Building on continued engagement with industry stakeholders, OE developed a space weather strategy to address concerns about the broader impact of extreme GMD events on transformers and the reliability of the grid.  OE’s GMD program has analyzed the impacts of a benchmark 100-year GMD event, examined the susceptibility of transformers to GMD events, and deployed sensors to measure geomagnetically-induced currents (GICs) and to enhance system modeling efforts. These efforts helped OE contribute to the development of the National Space Weather Strategy and accompanying Action Plan released by the White House Office of Science and Technology Policy (OSTP) in 2015. OE continues to work with OSTP and other federal agencies and is currently developing requirements and a plan to provide a system-wide real-time view of GICs at the regional level.

OE has also been examining the risk of EMPs and investigating how to mitigate their effects on transformers and the reliability of the grid.  In early 2016, OE and the Electric Power Research Institute (EPRI) developed a Joint Electromagnetic Pulse (EMP) Resilience Strategy for the grid and are now collaborating to develop action plans to implement this strategy. In addition, several EMP studies are currently underway at DOE’s national laboratories.  
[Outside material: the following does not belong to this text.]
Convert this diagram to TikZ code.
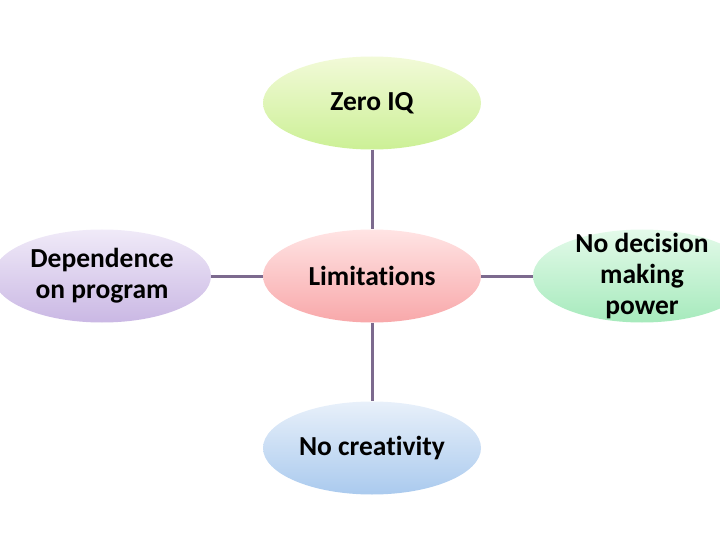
\documentclass[tikz,border=0pt]{standalone}
\usepackage{fontspec}
\setmainfont[Ligatures=NoCommon]{Carlito}
\usetikzlibrary{shapes.geometric}
\definecolor{linkc}{HTML}{7C6A8E}
\definecolor{zt}{HTML}{F2FAD8}\definecolor{zb}{RGB}{204,240,150}
\definecolor{lt}{RGB}{255,228,228}\definecolor{lb}{RGB}{248,168,170}
\definecolor{ct}{RGB}{232,240,250}\definecolor{cb}{RGB}{170,202,238}
\definecolor{dt}{RGB}{240,234,248}\definecolor{db}{RGB}{202,184,228}
\definecolor{nt}{RGB}{228,250,234}\definecolor{nb}{RGB}{166,234,188}
\tikzset{
  bubble/.style={ellipse, minimum width=218pt, minimum height=93pt, inner sep=0pt},
  label text/.style={align=center, font=\fontsize{27.5}{31}\selectfont\bfseries, text=black, inner sep=0pt},
  link/.style={draw=linkc, line width=3pt}
}
\begin{document}
\begin{tikzpicture}[x=1pt,y=-1pt]
\useasboundingbox (0,0) rectangle (720,540);
\node[bubble, top color=zt, bottom color=zb] (zero) at (372,103) {};
\node[bubble, top color=lt, bottom color=lb] (lim) at (372,276) {};
\node[bubble, top color=ct, bottom color=cb] (cre) at (372,448) {};
\node[bubble, top color=dt, bottom color=db] (dep) at (102,276) {};
\node[bubble, top color=nt, bottom color=nb] (dec) at (642,276) {};
\node[label text] (zerot) at (zero.center) {Zero IQ};
\node[label text] (limt) at (lim.center) {Limitations};
\node[label text] (cret) at (cre.center) {No creativity};
\node[label text] (dept) at (dep.center) {Dependence\\on program};
\node[label text] (dect) at (dec.center) {No decision\\making\\power};
\draw[link] (zero) -- (lim);
\draw[link] (lim) -- (cre);
\draw[link] (lim) -- (dep);
\draw[link] (lim) -- (dec);
\end{tikzpicture}
\end{document}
In light of these threats, increasingly powerful storms, and potential terrorist attacks, DOE’s 2015 Quadrennial Energy Review recommended that “DOE should lead—in coordination with DHS and other Federal agencies, states, and industry—an initiative to mitigate the risks associated with the loss of transformers. Approaches for mitigating this risk should include the development of one or more transformer reserves through a staged process." In response, OE issued a Request for Information in July, 2015, asking for comments on the possible establishment of a reserve of LPTs that would support recovery of the nation’s bulk power system.

The Fixing America’s Surface Transportation (FAST) Act of 2015 requires DOE to submit a plan to Congress evaluating the feasibility of establishing a Strategic Transformer Reserve for the storage, in strategically-located facilities, of spare equipment in sufficient numbers to temporarily replace critically damaged LPTs.  In January 2016, OE assigned the technical component of this important analysis to a team led by the Oak Ridge National Laboratory. The project team included researchers from the University of Tennessee-Knoxville, Sandia National Laboratory, EPRI, and Dominion Virginia Power. The Strategic Transformer Reserve Report to Congress is available HERE.

In addition to outreach, monitoring, technical assistance, and analysis, OE also supports the research and development of innovative solutions. For example, OE and industry encouraged the Department of Homeland Security (DHS) to fund the development of a recovery transformer concept that would accelerate the time needed to replace a damaged LPT. DHS completed the Recovery Transformer (RecX) project, in collaboration with EPRI, ABB, CenterPoint Energy and DOE, in March 2013. The project included one year of field testing.

Other ongoing research includes efforts by OE’s Transformer Resilience and Advanced Components (TRAC) Program. The TRAC program portfolio spans modeling, testing, and component development to advance the capabilities of transformers and other critical grid components to enable a more resilient future grid. A Funding Opportunity Announcement on “Next Generation Transformers – Flexible Designs” released in June, 2016 focused on new design concepts that promote greater standardization to increase the ability to share LPTs in the event of the loss of one or more transformers. On September 28, 2016, funding of more than $1.5 million in new funding to allow corporations, small businesses, and academic institutions in Georgia, Illinois, New York and North Carolina to create new designs that will help produce the next generation of LPTs was announced.

In addition, through the GMLC, a team led by Oak Ridge National Laboratory (ORNL) and Lawrence Livermore National Laboratory has been selected to conduct modeling and testing of transformers to improve the understanding of vulnerabilities to the effects of GMD and EMP events. Validated models can be used to improve LPT designs and manufacturing requirements. Another team led by Pacific Northwest National Laboratory and ORNL has been selected to develop and evaluate new control strategies for High Voltage Direct Current (HVDC) systems to reduce congestion and loop flows, and provide synthetic inertia. The capabilities developed through this project have the potential to be applied to alter system power flows during emergencies to minimize the criticality of substations and associated LPTs.

As we continue to address this important aspect of helping to ensure the reliability and resiliency of the nation’s grid through these various activities, ongoing collaboration with utilities, academia, equipment vendors, regulators, and other stakeholders is vital.